The Seminar will be at 4pm on Monday 11th April 2016 in Room 8.307 at Nazarbayev University.
New geopolitical dynamics and the search for natural resources such as land accompany the rise of the BRICS countries in the global arena. In this paper I discuss the case of Chinese agricultural land investments in the Central Asian state of Tajikistan. Stemming from a Soviet past, Tajikistan seems to be on the way to becoming one of China’s satellite states. Over the last five years Chinese engagement in Tajikistan has become increasingly diversified. It now includes land and agriculture, which points to the multifaceted drivers behind China’s presence in the neighbouring Tajik republic.

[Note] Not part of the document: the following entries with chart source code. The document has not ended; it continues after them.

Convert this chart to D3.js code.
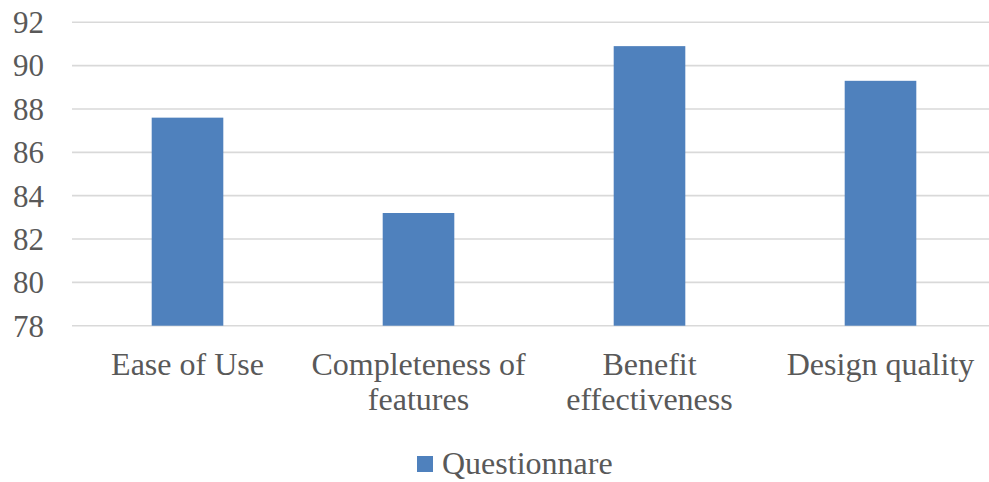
<script src="https://cdn.jsdelivr.net/npm/d3@7"></script>
<style>
  body { margin: 0; background: #fff; }
  text { font-family: "Liberation Serif", "Times New Roman", serif; fill: #595959; }
</style>
<svg id="vis"></svg>
<script>
  // chart data
  var categories = ["Ease of Use", "Completeness of features", "Benefit effectiveness", "Design quality"];
  var categoryLines = [["Ease of Use"], ["Completeness of", "features"], ["Benefit", "effectiveness"], ["Design quality"]];
  var values = [87.6, 83.2, 90.9, 89.3];
  var yTicks = [78, 80, 82, 84, 86, 88, 90, 92];
  var seriesName = "Questionnare";

  var W = 989, H = 482;
  var plotLeft = 72, plotRight = 996, plotTop = 22.3, plotBottom = 325.7;

  var svg = d3.select("#vis").attr("width", W).attr("height", H);

  var x = d3.scaleBand()
      .domain(categories)
      .range([plotLeft, plotRight])
      .paddingInner(0.69)
      .paddingOuter(0.345);

  var y = d3.scaleLinear()
      .domain([78, 92])
      .range([plotBottom, plotTop]);

  // gridlines
  svg.append("g")
      .selectAll("line")
      .data(yTicks)
      .enter().append("line")
      .attr("x1", plotLeft)
      .attr("x2", W)
      .attr("y1", function(d) { return y(d); })
      .attr("y2", function(d) { return y(d); })
      .attr("stroke", "#d9d9d9")
      .attr("stroke-width", 1.6);

  // y tick labels
  svg.append("g")
      .selectAll("text")
      .data(yTicks)
      .enter().append("text")
      .attr("x", 44)
      .attr("y", function(d) { return y(d); })
      .attr("dy", "0.35em")
      .attr("text-anchor", "end")
      .attr("font-size", 31)
      .text(function(d) { return d; });

  // bars
  svg.append("g")
      .selectAll("rect")
      .data(values)
      .enter().append("rect")
      .attr("x", function(d, i) { return x(categories[i]); })
      .attr("y", function(d) { return y(d); })
      .attr("width", x.bandwidth())
      .attr("height", function(d) { return y(78) - y(d); })
      .attr("fill", "#4f81bd");

  // category labels
  var labels = svg.append("g")
      .selectAll("text")
      .data(categories)
      .enter().append("text")
      .attr("text-anchor", "middle")
      .attr("font-size", 32)
      .attr("x", function(d) { return x(d) + x.bandwidth() / 2; })
      .attr("y", 375);

  labels.selectAll("tspan")
      .data(function(d, i) { return categoryLines[i]; })
      .enter().append("tspan")
      .attr("x", function() { return this.parentNode.getAttribute("x"); })
      .attr("dy", function(d, i) { return i === 0 ? 0 : 35; })
      .text(function(d) { return d; });

  // legend
  svg.append("rect")
      .attr("x", 417).attr("y", 456)
      .attr("width", 16).attr("height", 16)
      .attr("fill", "#4f81bd");
  svg.append("text")
      .attr("x", 442).attr("y", 474)
      .attr("font-size", 32)
      .text(seriesName);
</script>
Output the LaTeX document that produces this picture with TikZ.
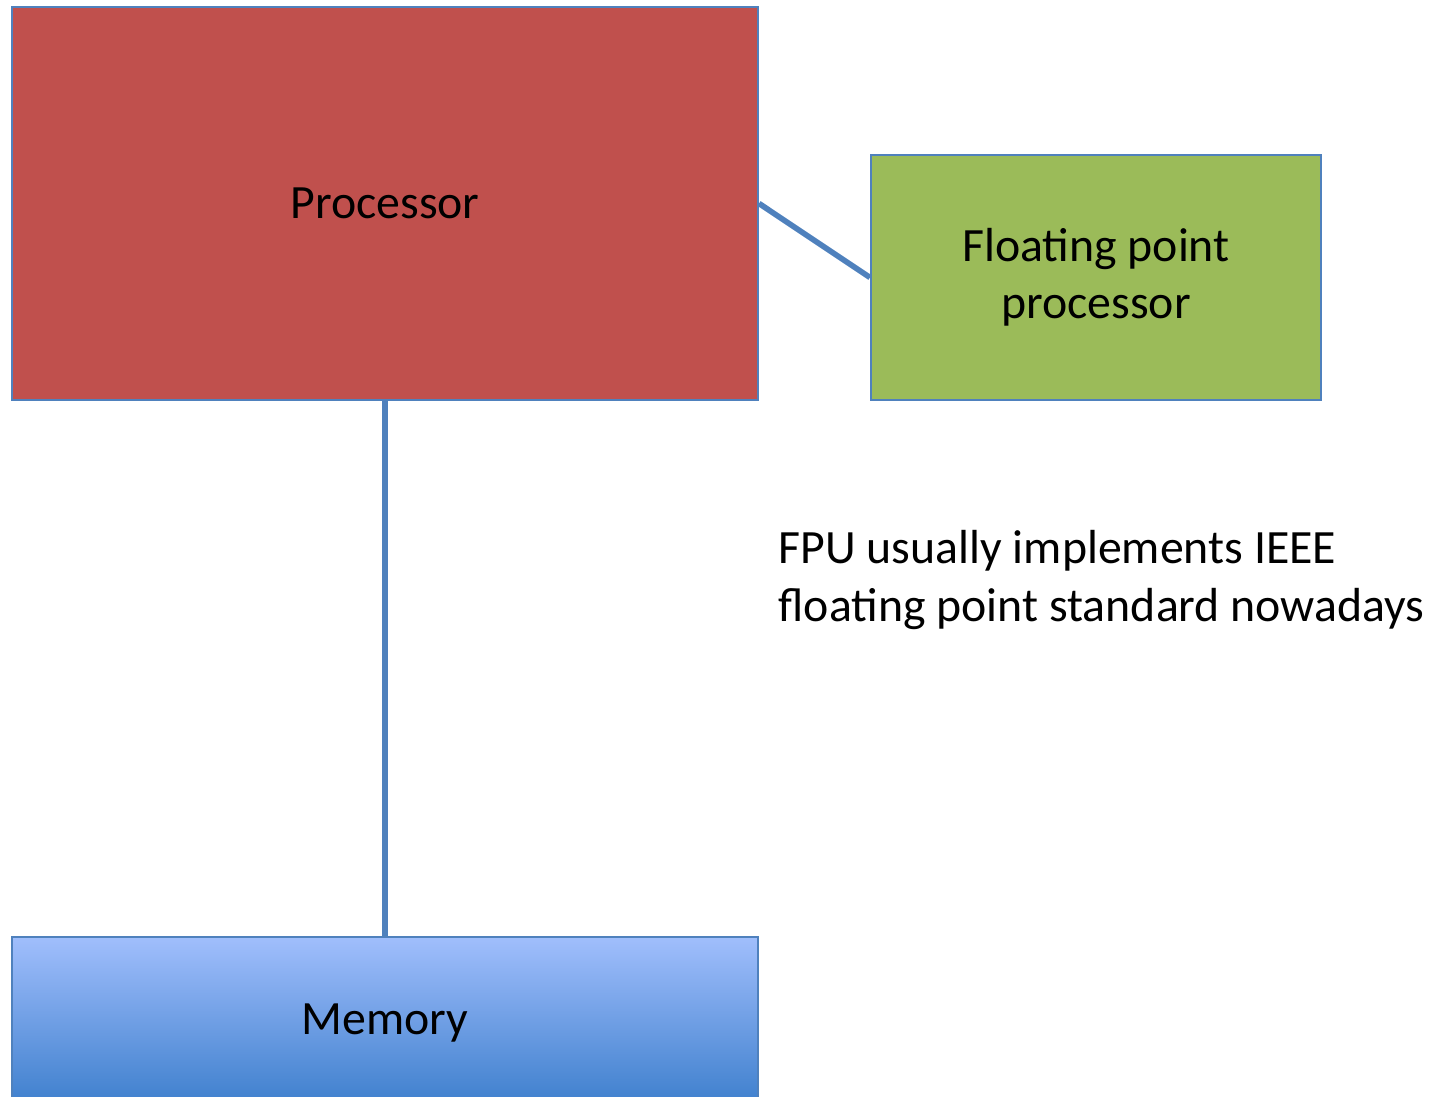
\documentclass[tikz,border=0pt]{standalone}
\usepackage{fontspec}
\setmainfont{Carlito}
\usepackage{tikz}
\usetikzlibrary{positioning}
\definecolor{cred}{HTML}{C0504D}
\definecolor{cgreen}{HTML}{9BBB59}
\definecolor{cblue}{HTML}{4F81BD}
\definecolor{memtop}{RGB}{160,190,252}
\definecolor{membot}{RGB}{60,126,204}

\begin{document}
\begin{tikzpicture}[
    unit/.style={draw=cblue, line width=0.6pt, align=center, inner sep=0pt,
        font=\fontsize{13.6pt}{16.3pt}\selectfont},
    link/.style={draw=cblue, line width=1.6pt},
]
    \useasboundingbox (0,0) rectangle (14.43,-10.97);

    % Processor
    \node[unit, fill=cred, minimum width=7.46cm, minimum height=3.93cm] (cpu) at (3.85,-2.035) {Processor};

    % Floating point unit
    \node[unit, fill=cgreen, minimum width=4.50cm, minimum height=2.45cm] (fpu) at (10.96,-2.775) {Floating point\\processor};

    % Memory
    \node[unit, top color=memtop, bottom color=membot, minimum width=7.46cm, minimum height=1.72cm] (mem) at (3.85,-10.23) {Memory};

    % Links
    \draw[link] (cpu.east) -- (fpu.west);
    \draw[link] (cpu.south) -- (mem.north);

    % Note
    \node[anchor=west, align=left, inner sep=0pt, font=\fontsize{13.6pt}{16.3pt}\selectfont] (note) at (7.78,-5.80)
        {FPU usually implements IEEE\\floating point standard nowadays};
\end{tikzpicture}
\end{document}
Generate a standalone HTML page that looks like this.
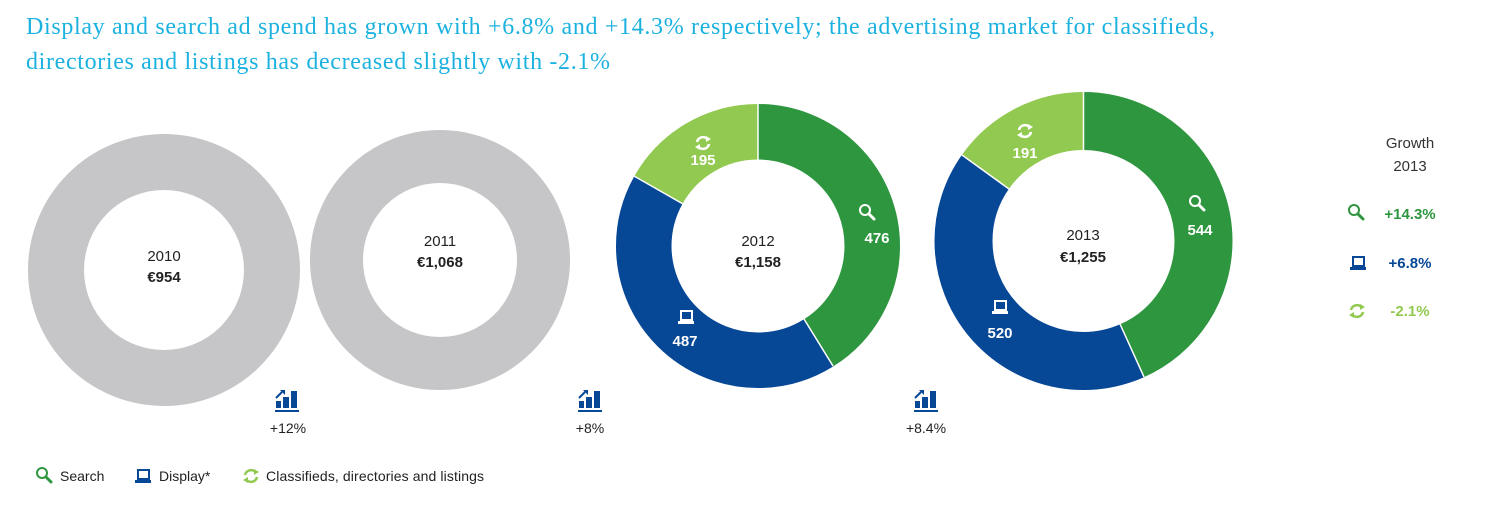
<!DOCTYPE html>
<html><head><meta charset="utf-8"><style>
body{margin:0;background:#fff;}
svg{display:block;font-family:"Liberation Sans","DejaVu Sans",sans-serif;}
</style></head><body>
<svg width="1485" height="506" viewBox="0 0 1485 506" xmlns="http://www.w3.org/2000/svg">
<defs>
<g id="mag"><circle cx="-2" cy="-2" r="5" fill="none" stroke="currentColor" stroke-width="2"/><line x1="2" y1="2" x2="7" y2="7" stroke="currentColor" stroke-width="3" stroke-linecap="round"/></g>
<g id="lap"><rect x="-5" y="-7" width="11" height="9" fill="none" stroke="currentColor" stroke-width="2"/><path d="M-8 3 L8 3 L8 6 L-8 6 Z" fill="currentColor"/></g>
<g id="ref"><path d="M-6 -1 A6 6 0 0 1 5 -3" fill="none" stroke="currentColor" stroke-width="2.6"/><path d="M6 1 A6 6 0 0 1 -5 3" fill="none" stroke="currentColor" stroke-width="2.6"/><path d="M3 -7 L8 -4 L3 -1Z" fill="currentColor"/><path d="M-3 7 L-8 4 L-3 1Z" fill="currentColor"/></g>
<g id="bars"><rect x="-13" y="0" width="5" height="7" fill="#064796"/><rect x="-6" y="-4" width="6" height="11" fill="#064796"/><rect x="2" y="-10" width="6" height="17" fill="#064796"/><rect x="-14" y="9" width="24" height="2" fill="#064796"/><path d="M-13 -3 L-7 -9" stroke="#064796" stroke-width="2"/><path d="M-9 -11 L-4 -11 L-4 -6Z" fill="#064796"/></g>
</defs>
<text x="26" y="34" font-family="Liberation Serif,serif" font-size="24" fill="#1cb2e0" textLength="1189" lengthAdjust="spacing">Display and search ad spend has grown with +6.8% and +14.3% respectively; the advertising market for classifieds,</text>
<text x="26" y="69" font-family="Liberation Serif,serif" font-size="24" fill="#1cb2e0" textLength="584" lengthAdjust="spacing">directories and listings has decreased slightly with -2.1%</text>

<circle cx="164" cy="270" r="108" fill="none" stroke="#c6c6c8" stroke-width="56"/>
<text x="164" y="261" text-anchor="middle" font-size="15" fill="#222">2010</text>
<text x="164" y="282" text-anchor="middle" font-size="15" font-weight="bold" fill="#222">€954</text>
<circle cx="440" cy="260" r="103.5" fill="none" stroke="#c6c6c8" stroke-width="53"/>
<text x="440" y="246" text-anchor="middle" font-size="15" fill="#222">2011</text>
<text x="440" y="267" text-anchor="middle" font-size="15" font-weight="bold" fill="#222">€1,068</text>

<g transform="rotate(-90 758 246)">
<circle cx="758" cy="246" r="114.25" fill="none" stroke="#2e963e" stroke-width="55.5" pathLength="100" stroke-dasharray="41.1 58.9"/>
<circle cx="758" cy="246" r="114.25" fill="none" stroke="#064796" stroke-width="55.5" pathLength="100" stroke-dasharray="0 41.1 42.06 16.84"/>
<circle cx="758" cy="246" r="114.25" fill="none" stroke="#92c950" stroke-width="55.5" pathLength="100" stroke-dasharray="0 83.16 16.84 0"/>
</g>
<g stroke="#fff" stroke-width="1.5"><line x1="758" y1="104" x2="758" y2="160"/><line x1="833" y1="366" x2="804" y2="319"/><line x1="634" y1="176" x2="683" y2="204"/></g>
<text x="758" y="246" text-anchor="middle" font-size="15" fill="#222">2012</text>
<text x="758" y="267" text-anchor="middle" font-size="15" font-weight="bold" fill="#222">€1,158</text>
<use href="#mag" x="867" y="212" style="color:#fff"/><text x="877" y="243" text-anchor="middle" font-size="15" font-weight="bold" fill="#fff">476</text>
<use href="#ref" x="703" y="143" style="color:#fff"/><text x="703" y="165" text-anchor="middle" font-size="15" font-weight="bold" fill="#fff">195</text>
<use href="#lap" x="686" y="318" style="color:#fff"/><text x="685" y="346" text-anchor="middle" font-size="15" font-weight="bold" fill="#fff">487</text>

<g transform="rotate(-90 1083.5 241)">
<circle cx="1083.5" cy="241" r="120" fill="none" stroke="#2e963e" stroke-width="58" pathLength="100" stroke-dasharray="43.35 56.65"/>
<circle cx="1083.5" cy="241" r="120" fill="none" stroke="#064796" stroke-width="58" pathLength="100" stroke-dasharray="0 43.35 41.43 15.22"/>
<circle cx="1083.5" cy="241" r="120" fill="none" stroke="#92c950" stroke-width="58" pathLength="100" stroke-dasharray="0 84.78 15.22 0"/>
</g>
<g stroke="#fff" stroke-width="1.5"><line x1="1083.5" y1="92" x2="1083.5" y2="150"/><line x1="1144" y1="377" x2="1120" y2="324"/><line x1="962" y1="155" x2="1009" y2="189"/></g>
<text x="1083" y="240" text-anchor="middle" font-size="15" fill="#222">2013</text>
<text x="1083" y="262" text-anchor="middle" font-size="15" font-weight="bold" fill="#222">€1,255</text>
<use href="#mag" x="1197" y="203" style="color:#fff"/><text x="1200" y="235" text-anchor="middle" font-size="15" font-weight="bold" fill="#fff">544</text>
<use href="#ref" x="1025" y="131" style="color:#fff"/><text x="1025" y="158" text-anchor="middle" font-size="15" font-weight="bold" fill="#fff">191</text>
<use href="#lap" x="1000" y="308" style="color:#fff"/><text x="1000" y="338" text-anchor="middle" font-size="15" font-weight="bold" fill="#fff">520</text>

<use href="#bars" x="289" y="401"/><text x="288" y="433" text-anchor="middle" font-size="14" fill="#222">+12%</text>
<use href="#bars" x="592" y="401"/><text x="590" y="433" text-anchor="middle" font-size="14" fill="#222">+8%</text>
<use href="#bars" x="928" y="401"/><text x="926" y="433" text-anchor="middle" font-size="14" fill="#222">+8.4%</text>

<use href="#mag" x="44" y="475" style="color:#2e963e"/><text x="60" y="481" font-size="14" fill="#222">Search</text>
<use href="#lap" x="143" y="477" style="color:#064796"/><text x="159" y="481" font-size="14" fill="#222">Display*</text>
<use href="#ref" x="251" y="476" style="color:#92c950"/><text x="266" y="481" font-size="14" fill="#222" textLength="218" lengthAdjust="spacing">Classifieds, directories and listings</text>

<text x="1410" y="148" text-anchor="middle" font-size="15" fill="#333">Growth</text>
<text x="1410" y="171" text-anchor="middle" font-size="15" fill="#333">2013</text>
<use href="#mag" x="1356" y="212" style="color:#2e963e"/><text x="1410" y="219" text-anchor="middle" font-size="15" font-weight="bold" fill="#2e963e">+14.3%</text>
<use href="#lap" x="1358" y="264" style="color:#064796"/><text x="1410" y="268" text-anchor="middle" font-size="15" font-weight="bold" fill="#064796">+6.8%</text>
<use href="#ref" x="1357" y="311" style="color:#92c950"/><text x="1410" y="316" text-anchor="middle" font-size="15" font-weight="bold" fill="#92c950">-2.1%</text>
</svg>
</body></html>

I thus use Tajikistan to explore the nature and drivers of Chinese land acquisitions in Central Asia, a region that has been regaining global attention since the past few years. This raises more widely applicable insights into the various, and I would argue, often competing factors driving China’s foreign land rush.
Irna Hofman is a Ph.D. researcher at Leiden University Institute for Area Studies (LIAS) and affiliated to the ISS in the Hague through her supervisor Oane Visser. She holds a Master of Science degree in Environmental Sciences with a minor in Rural Development Sociology. Her current work and interests are focused on agrarian and social change, rural sociology and transition economies. She has conducted research in rural Uzbekistan and currently works on her Ph.D. research on post-Soviet agrarian change in Tajikistan. Chinese agricultural land investments and Chinese presence in Tajikistan and broader Central Asia are also part of her study, for which she recently organised a small conference on ‘Encounters after the Soviet collapse: Chinese presence in the former Soviet Union border zone’.